For most of Sunday, discussion of the budget wrangling was confined mainly to the Sunday talk shows and a barrage of press releases from Democratic and Republican lawmakers as politicians rehearsed arguments blaming the opposition if the government does in fact close its doors.
"You're going to shut down the government if you can't prevent millions of Americans from getting affordable care," said Rep. Chris Van Hollen, D-Md.
"The House has twice now voted to keep the government open. And if we have a shutdown, it will only be because when the Senate comes back, Harry Reid says, 'I refuse even to talk,'" said Sen. Ted Cruz, R-Texas, who last week embarked on a 21-hour filibuster against allowing the temporary funding bill to advance if it was stripped of a Tea Party–backed provision to derail health care reforms. That effort failed.
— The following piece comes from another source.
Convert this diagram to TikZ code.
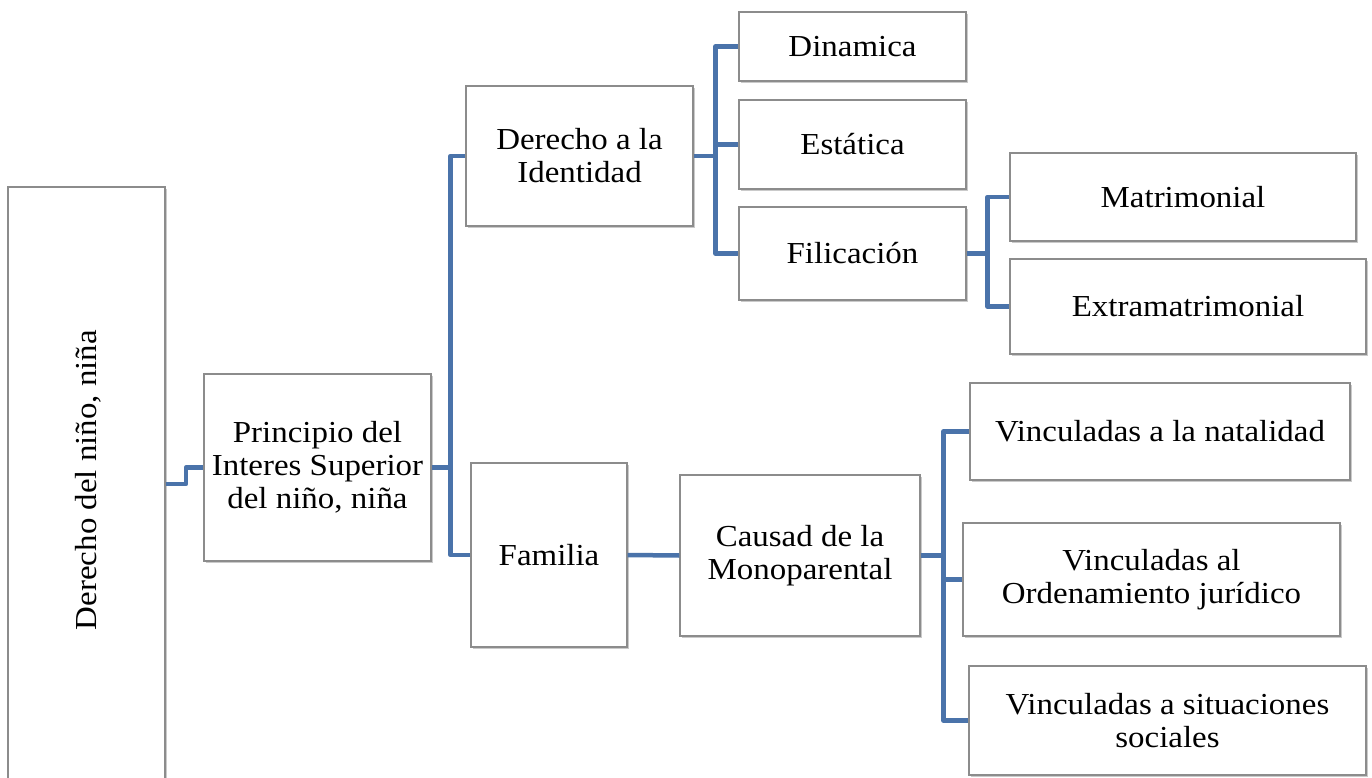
\documentclass[tikz,border=0pt]{standalone}
\usepackage{fontspec}
\setmainfont[FakeStretch=1.08]{Liberation Serif}
\usetikzlibrary{shadows}
\definecolor{connblue}{RGB}{74,115,170}
\definecolor{boxgray}{RGB}{140,140,140}
\begin{document}
\begin{tikzpicture}[x=1pt,y=-1pt,
  box/.style={draw=boxgray, line width=1.2pt, fill=white, inner sep=0pt, align=center,
    font=\fontsize{30.5}{33}\selectfont,
    drop shadow={shadow xshift=1.5pt, shadow yshift=-2pt, opacity=0.35, fill=black!60}},
  conn/.style={draw=connblue, line width=4.5pt, line join=round}]
\useasboundingbox (0,0) rectangle (1372,778);
% boxes
\node[box, minimum width=157pt, minimum height=596pt] (A) at (86.5,485) {};
\node[font=\fontsize{30.5}{33}\selectfont, rotate=90] (Atext) at (88,480) {Derecho del niño, niña};
\node[box, minimum width=227pt, minimum height=187pt] (B) at (317.5,467.5) {Principio del\\Interes Superior\\del niño, niña};
\node[box, minimum width=227pt, minimum height=140pt] (C) at (579.5,156) {Derecho a la\\Identidad};
\node[box, minimum width=156pt, minimum height=184pt] (D) at (549,555) {Familia};
\node[box, minimum width=227pt, minimum height=69pt] (E) at (852.5,46.5) {Dinamica};
\node[box, minimum width=227pt, minimum height=89pt] (F) at (852.5,144.5) {Estática};
\node[box, minimum width=227pt, minimum height=93pt] (G) at (852.5,253.5) {Filicación};
\node[box, minimum width=346pt, minimum height=88pt] (H) at (1183,197) {Matrimonial};
\node[box, minimum width=356pt, minimum height=95pt] (I) at (1188,306.5) {Extramatrimonial};
\node[box, minimum width=240pt, minimum height=161pt] (J) at (800,555.5) {Causad de la\\Monoparental};
\node[box, minimum width=380pt, minimum height=97pt] (K) at (1160,431.5) {Vinculadas a la natalidad};
\node[box, minimum width=377pt, minimum height=113pt] (L) at (1151.5,579.5) {Vinculadas al\\Ordenamiento jurídico};
\node[box, minimum width=397pt, minimum height=109pt] (M) at (1167.5,720.5) {Vinculadas a situaciones\\sociales};
% connectors
\draw[conn] (A.east |- 0,484) -- (186,484) |- (B.west);
\draw[conn] (B.east) -- ++(19,0) coordinate (bt);
\draw[conn] (C.west) -| (bt) |- (D.west);
\draw[conn] (C.east) -- ++(22,0) coordinate (ct);
\draw[conn] (E.west) -| (ct) |- (G.west);
\draw[conn] (F.west) -- (F.west -| ct);
\draw[conn] (G.east) -- ++(21,0) coordinate (gt);
\draw[conn] (H.west) -| (gt) |- (I.west);
\draw[conn] (D.east) -- (J.west);
\draw[conn] (J.east) -- ++(23,0) coordinate (jt);
\draw[conn] (K.west) -| (jt) |- (M.west);
\draw[conn] (L.west) -- (L.west -| jt);
\end{tikzpicture}
\end{document}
The White House said Saturday that Obama would veto any bill that would halt or delay his administration's signature health care law.
The funding standoff is a harbinger of the next big political battle, a far more consequential bill to increase the federal government's borrowing limit. Failure to raise the $16.7 trillion debt ceiling by mid-October would force the United States to default on some payment obligations — which could cripple its economy and send shock waves around the globe.